* **Data provided**:
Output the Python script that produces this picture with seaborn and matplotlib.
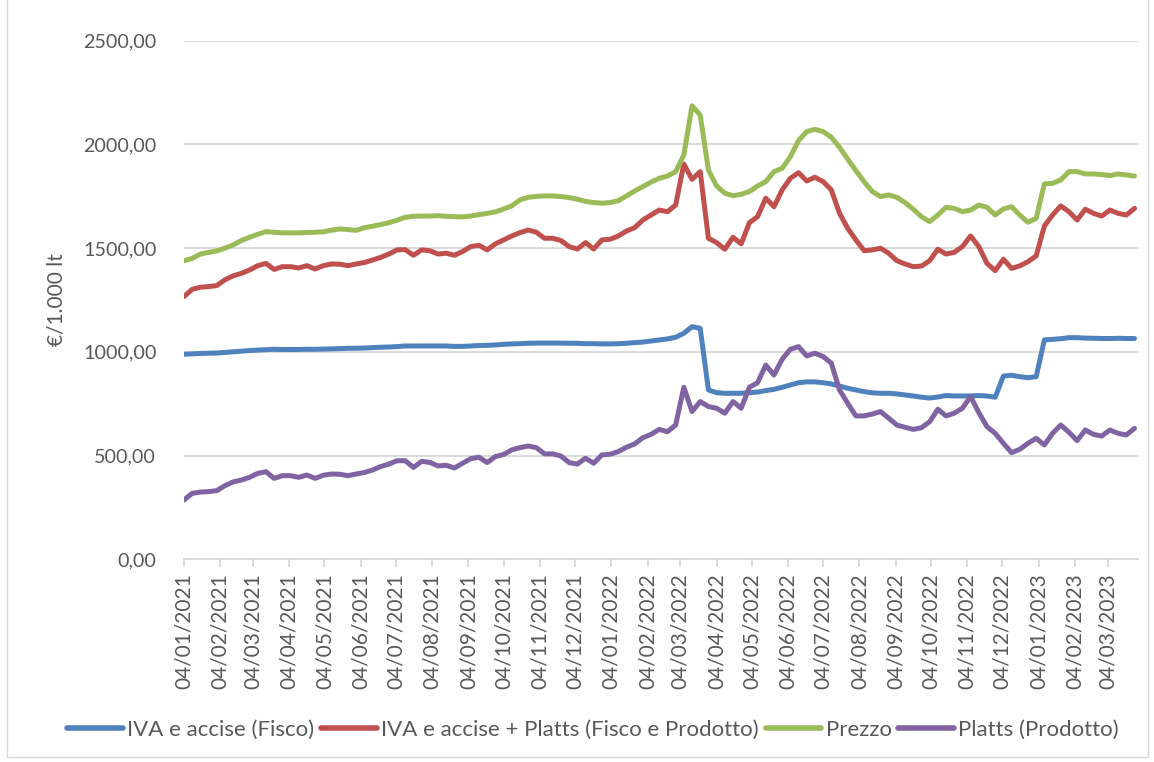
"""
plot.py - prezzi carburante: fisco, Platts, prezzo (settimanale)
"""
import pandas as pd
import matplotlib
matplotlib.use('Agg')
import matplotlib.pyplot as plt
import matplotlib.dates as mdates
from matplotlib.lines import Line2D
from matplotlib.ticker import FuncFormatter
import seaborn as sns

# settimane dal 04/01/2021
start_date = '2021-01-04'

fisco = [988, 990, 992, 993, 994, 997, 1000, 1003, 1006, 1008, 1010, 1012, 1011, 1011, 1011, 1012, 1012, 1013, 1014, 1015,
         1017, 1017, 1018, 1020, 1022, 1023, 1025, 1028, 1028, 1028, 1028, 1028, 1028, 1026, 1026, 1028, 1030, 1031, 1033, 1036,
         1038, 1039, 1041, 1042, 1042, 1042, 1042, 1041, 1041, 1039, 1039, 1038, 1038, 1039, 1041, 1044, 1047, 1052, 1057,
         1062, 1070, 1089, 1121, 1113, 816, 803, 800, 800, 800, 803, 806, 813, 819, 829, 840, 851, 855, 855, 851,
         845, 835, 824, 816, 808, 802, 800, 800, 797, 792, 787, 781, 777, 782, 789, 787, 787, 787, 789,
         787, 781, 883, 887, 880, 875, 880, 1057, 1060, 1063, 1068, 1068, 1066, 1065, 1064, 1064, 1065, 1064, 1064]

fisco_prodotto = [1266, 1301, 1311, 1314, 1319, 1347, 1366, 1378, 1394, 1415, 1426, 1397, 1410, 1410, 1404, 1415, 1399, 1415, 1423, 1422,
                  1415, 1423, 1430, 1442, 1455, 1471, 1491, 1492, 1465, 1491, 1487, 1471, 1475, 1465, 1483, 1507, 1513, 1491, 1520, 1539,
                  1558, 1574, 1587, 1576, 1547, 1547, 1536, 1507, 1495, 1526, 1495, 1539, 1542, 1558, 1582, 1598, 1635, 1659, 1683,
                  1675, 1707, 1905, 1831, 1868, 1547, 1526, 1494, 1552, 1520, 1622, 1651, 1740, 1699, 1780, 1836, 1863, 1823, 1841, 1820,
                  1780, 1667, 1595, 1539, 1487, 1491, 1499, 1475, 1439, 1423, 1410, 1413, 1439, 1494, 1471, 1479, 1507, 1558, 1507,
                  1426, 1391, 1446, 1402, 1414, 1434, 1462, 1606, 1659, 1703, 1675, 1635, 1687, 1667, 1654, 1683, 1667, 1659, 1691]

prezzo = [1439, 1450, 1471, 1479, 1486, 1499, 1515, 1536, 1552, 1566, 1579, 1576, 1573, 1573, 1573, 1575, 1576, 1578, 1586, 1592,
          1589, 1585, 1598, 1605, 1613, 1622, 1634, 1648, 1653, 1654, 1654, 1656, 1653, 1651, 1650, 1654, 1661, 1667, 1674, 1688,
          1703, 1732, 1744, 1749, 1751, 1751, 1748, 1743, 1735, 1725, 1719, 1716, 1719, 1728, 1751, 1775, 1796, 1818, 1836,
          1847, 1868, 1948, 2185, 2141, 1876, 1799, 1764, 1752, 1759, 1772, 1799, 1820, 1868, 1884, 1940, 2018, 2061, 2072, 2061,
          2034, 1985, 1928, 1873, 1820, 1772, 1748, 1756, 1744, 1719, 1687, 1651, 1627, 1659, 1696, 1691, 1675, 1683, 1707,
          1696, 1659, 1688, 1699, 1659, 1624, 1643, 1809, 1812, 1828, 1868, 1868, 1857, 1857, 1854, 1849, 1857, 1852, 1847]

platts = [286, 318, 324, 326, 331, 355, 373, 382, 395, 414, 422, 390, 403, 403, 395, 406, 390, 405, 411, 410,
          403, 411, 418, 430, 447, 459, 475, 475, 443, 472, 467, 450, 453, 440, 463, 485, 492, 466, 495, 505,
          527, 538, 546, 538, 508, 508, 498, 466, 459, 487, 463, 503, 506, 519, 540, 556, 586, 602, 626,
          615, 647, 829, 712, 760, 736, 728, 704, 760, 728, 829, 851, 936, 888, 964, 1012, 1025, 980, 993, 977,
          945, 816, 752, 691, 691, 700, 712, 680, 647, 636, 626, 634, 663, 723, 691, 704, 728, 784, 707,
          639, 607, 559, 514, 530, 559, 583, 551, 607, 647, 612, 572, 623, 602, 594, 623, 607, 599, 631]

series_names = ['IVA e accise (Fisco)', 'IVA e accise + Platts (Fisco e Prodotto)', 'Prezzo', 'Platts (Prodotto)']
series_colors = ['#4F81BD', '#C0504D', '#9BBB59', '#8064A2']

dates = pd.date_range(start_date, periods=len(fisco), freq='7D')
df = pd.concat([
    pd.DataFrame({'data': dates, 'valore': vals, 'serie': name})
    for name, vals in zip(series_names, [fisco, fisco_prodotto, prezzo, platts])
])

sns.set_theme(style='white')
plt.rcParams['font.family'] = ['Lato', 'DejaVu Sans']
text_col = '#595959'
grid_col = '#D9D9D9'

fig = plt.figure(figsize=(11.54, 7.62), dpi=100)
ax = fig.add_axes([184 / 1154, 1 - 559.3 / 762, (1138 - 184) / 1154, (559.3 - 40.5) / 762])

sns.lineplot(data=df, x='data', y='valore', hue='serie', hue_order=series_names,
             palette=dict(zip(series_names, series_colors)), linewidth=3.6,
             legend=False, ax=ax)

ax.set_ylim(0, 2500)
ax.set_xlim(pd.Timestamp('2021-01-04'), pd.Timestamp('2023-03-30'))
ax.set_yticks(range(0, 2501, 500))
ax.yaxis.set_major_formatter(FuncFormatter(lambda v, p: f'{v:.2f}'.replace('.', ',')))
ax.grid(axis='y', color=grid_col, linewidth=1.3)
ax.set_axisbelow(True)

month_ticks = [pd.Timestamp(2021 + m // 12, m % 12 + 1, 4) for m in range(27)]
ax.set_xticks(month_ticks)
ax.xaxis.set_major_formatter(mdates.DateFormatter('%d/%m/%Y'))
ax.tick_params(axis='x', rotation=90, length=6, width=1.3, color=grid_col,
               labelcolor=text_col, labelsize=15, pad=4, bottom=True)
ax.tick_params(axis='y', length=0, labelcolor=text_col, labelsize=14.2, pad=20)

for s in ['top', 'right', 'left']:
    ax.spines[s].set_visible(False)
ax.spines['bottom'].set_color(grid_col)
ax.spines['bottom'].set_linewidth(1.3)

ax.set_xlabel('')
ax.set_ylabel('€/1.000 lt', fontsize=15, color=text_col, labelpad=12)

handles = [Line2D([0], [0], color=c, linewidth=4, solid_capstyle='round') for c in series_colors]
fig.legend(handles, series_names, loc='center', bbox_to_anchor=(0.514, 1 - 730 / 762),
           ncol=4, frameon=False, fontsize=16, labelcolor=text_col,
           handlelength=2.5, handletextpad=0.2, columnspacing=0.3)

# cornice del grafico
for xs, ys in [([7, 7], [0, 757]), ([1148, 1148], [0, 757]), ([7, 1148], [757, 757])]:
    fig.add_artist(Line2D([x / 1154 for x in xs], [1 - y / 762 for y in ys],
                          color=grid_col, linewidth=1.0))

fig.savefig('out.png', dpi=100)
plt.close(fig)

...

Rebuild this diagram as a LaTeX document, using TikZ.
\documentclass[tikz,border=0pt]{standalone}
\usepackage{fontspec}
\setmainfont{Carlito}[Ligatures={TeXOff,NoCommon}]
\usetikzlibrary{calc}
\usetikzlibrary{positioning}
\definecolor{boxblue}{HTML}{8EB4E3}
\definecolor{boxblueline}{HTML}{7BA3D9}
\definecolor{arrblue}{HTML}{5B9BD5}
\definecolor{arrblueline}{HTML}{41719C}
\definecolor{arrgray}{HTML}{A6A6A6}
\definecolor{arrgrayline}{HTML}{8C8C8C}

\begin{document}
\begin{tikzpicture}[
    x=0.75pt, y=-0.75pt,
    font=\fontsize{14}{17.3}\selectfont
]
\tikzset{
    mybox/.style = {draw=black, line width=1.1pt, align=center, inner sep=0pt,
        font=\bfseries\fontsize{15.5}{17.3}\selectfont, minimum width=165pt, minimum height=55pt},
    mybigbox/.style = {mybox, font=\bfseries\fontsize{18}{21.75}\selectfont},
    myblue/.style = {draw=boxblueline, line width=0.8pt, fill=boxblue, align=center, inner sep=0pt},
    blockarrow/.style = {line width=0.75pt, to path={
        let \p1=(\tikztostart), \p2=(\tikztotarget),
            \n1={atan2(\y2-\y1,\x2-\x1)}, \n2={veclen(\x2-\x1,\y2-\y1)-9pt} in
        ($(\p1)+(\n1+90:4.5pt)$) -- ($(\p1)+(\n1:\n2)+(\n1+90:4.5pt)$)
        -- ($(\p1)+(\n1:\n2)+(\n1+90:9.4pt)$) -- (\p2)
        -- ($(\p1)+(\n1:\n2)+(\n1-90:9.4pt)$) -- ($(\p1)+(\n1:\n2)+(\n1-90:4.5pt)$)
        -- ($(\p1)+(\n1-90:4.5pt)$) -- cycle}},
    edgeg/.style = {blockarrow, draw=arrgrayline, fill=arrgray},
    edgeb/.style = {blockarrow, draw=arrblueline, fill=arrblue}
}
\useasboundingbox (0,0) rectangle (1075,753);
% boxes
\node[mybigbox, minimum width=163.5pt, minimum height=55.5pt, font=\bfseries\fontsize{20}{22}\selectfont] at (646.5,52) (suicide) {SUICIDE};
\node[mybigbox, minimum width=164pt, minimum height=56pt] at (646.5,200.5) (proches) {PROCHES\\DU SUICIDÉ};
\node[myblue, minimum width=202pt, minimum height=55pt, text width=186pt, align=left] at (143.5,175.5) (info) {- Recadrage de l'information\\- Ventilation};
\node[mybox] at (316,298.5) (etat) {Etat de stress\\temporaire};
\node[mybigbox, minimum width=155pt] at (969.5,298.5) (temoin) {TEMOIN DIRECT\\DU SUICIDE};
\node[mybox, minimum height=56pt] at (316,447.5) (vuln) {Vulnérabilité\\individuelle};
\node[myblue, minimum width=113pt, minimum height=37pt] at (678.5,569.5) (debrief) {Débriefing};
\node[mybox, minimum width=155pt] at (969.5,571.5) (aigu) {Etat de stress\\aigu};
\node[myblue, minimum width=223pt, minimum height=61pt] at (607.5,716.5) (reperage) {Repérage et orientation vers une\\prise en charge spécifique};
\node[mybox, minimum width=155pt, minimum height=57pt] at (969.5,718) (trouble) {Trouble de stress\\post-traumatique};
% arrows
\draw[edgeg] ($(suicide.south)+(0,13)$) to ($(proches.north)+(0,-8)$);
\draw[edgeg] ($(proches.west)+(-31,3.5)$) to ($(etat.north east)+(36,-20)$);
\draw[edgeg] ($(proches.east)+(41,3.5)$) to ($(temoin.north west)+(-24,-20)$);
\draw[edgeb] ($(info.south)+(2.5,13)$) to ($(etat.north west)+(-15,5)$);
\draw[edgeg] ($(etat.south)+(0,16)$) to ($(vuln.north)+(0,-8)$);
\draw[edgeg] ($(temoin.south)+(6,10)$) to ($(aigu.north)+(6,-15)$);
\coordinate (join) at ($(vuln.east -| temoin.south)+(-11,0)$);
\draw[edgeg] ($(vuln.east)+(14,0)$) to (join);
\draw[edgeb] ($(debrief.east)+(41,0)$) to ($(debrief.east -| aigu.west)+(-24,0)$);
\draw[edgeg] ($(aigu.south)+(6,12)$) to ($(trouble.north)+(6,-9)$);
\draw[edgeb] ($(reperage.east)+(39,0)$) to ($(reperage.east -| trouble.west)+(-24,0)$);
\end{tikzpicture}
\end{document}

* **Exercise**: Work through the records above line by line and count those that hold the string "seaborn". Give only the result.

* **Problem solution**: 2